Today’s breakthrough agreement in the Brexit negotiations provides some pointers to how the rest of the negotiations may pan out next year in relation to agreeing the UK’s future trade relations with the EU.

Northern Ireland: kicking the can down the road?

The crux of the agreed wording on Northern Ireland is concerned with cross border trade and movement of people. The text agreed today was enough to satisfy a wide range of parties – UK and Irish governments, Ulster unionists, Conservative back benchers, the European Commission and Parliament and other EU member states. This was a feat of word-smithing. It moves the negotiations along to the next stage. What it is not is a plan of action. The next stage is further technical negotiations to agree how the principles on Northern Ireland are put into practice. This may challenge the shaky agreement.

The statements agreed today on Northern Ireland may prove to be incompatible in practice as they include commitments to:

- an open border between Ireland and Northern Ireland. This means an open border between EU and UK.

- UK and Northern Ireland will leave the customs union.

- Northern Ireland and rest of UK will have the same regulatory rules

- The aim is for the open border to be achieved through a comprehensive EU-UK trade agreement. This would to all intents and purpose look like single market membership if it is to work....

- failing that (and any yet to be invented technology enabled solutions), the UK will have "regulatory alignment' with Ireland (and therefore with the EU on many of these) on all the areas covered by the Good Friday agreement. The UK won't be in the single market but we will have regulations near identical to them in many areas related to cross border trade.


The main conclusions I draw from this are:

- It will be difficult to continue to square this circle and this is an issue that could yet prevent a final Breixt deal next year.

- Precisely because it is all things to all people, both ‘hard brexiteers’ and ‘soft brexiteers’ will draw some comfort from the agreement: the UK government has ruled out membership of the customs union and yet it also suggests one solution is something that it almost identical to membership of the single market.


Transition: a low hanging fruit that can give business clarity?

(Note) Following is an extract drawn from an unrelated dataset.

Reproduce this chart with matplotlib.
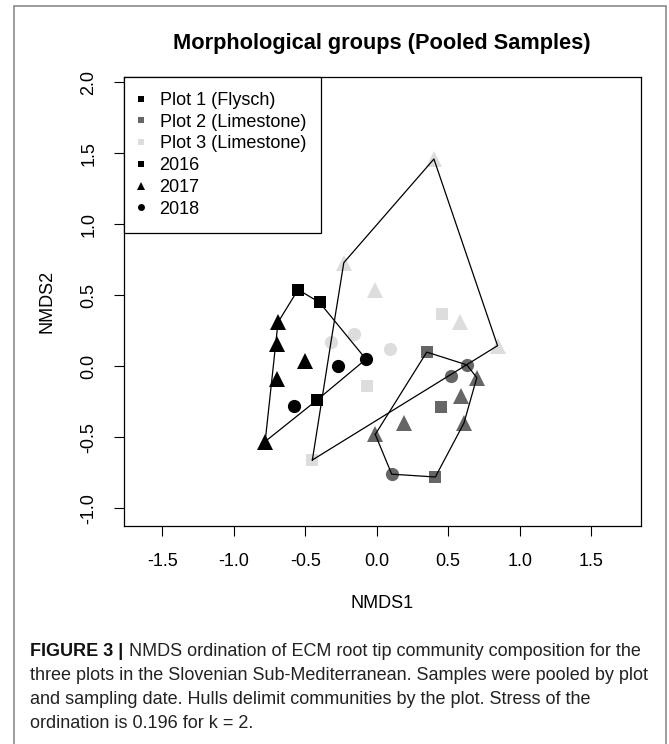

The good news is that this moves the talks along to next phase. Phase 2 looks at two things: transition and future UK-EU relations. Transition should be straightforward. The EU has a "take it or leave it” offer on the table. Any transition is likely to be a two year period from March 2019 during which we will be in the EU ‘in all but name’: continued membership of single market, customs union and subject to ECJ but no voting rights in EU decision making. If this can be agreed – and quickly - it should give many businesses greater certainty for the short to medium term.


Future trade relations: time the cabinet talked about this

Future relations is the tricky bit. The EU is offering an off-the-shelf trade deal (along the lines of the EU-Canada trade agreement) or WTO. They would agree to EEA membership (the Norway model) but current UK government insistence on leaving the single market rules that out for now. The big negotiation on this is not with the EU - it is within the UK government. As Philip Hammond admitted this week, the cabinet has yet to discuss what it wants as for the future relationship with EU. The European Commission has latched onto this already – this afternoon they said that trade talks will not start until February 2018 at the earliest, on the basis that the UK government has yet to give the EU any indication of its approach.

 That was the easy bit; now we start the difficult talks

Today we cleared one hurdle but there are plenty more to navigate before we have a clear, final deal. The EU and UK have just spent nine months agreeing a deal on three things; the rights of citizens (where they have agreed from day one); a financial settlement (where the final figure is half way between what the EU asked for and the UK offered); and an agreement to have further discussions on Northern Ireland. 

That was the easy bit. Trade deals tend to take at least 7 years to negotiate. And the divisions within the government and parliament are far wider on the knotty issues of future relationship with the EU.

It remains the case that the best we can do is to follow the words of Benjamin Disraeli: “I am prepared for the worst but hope for the best".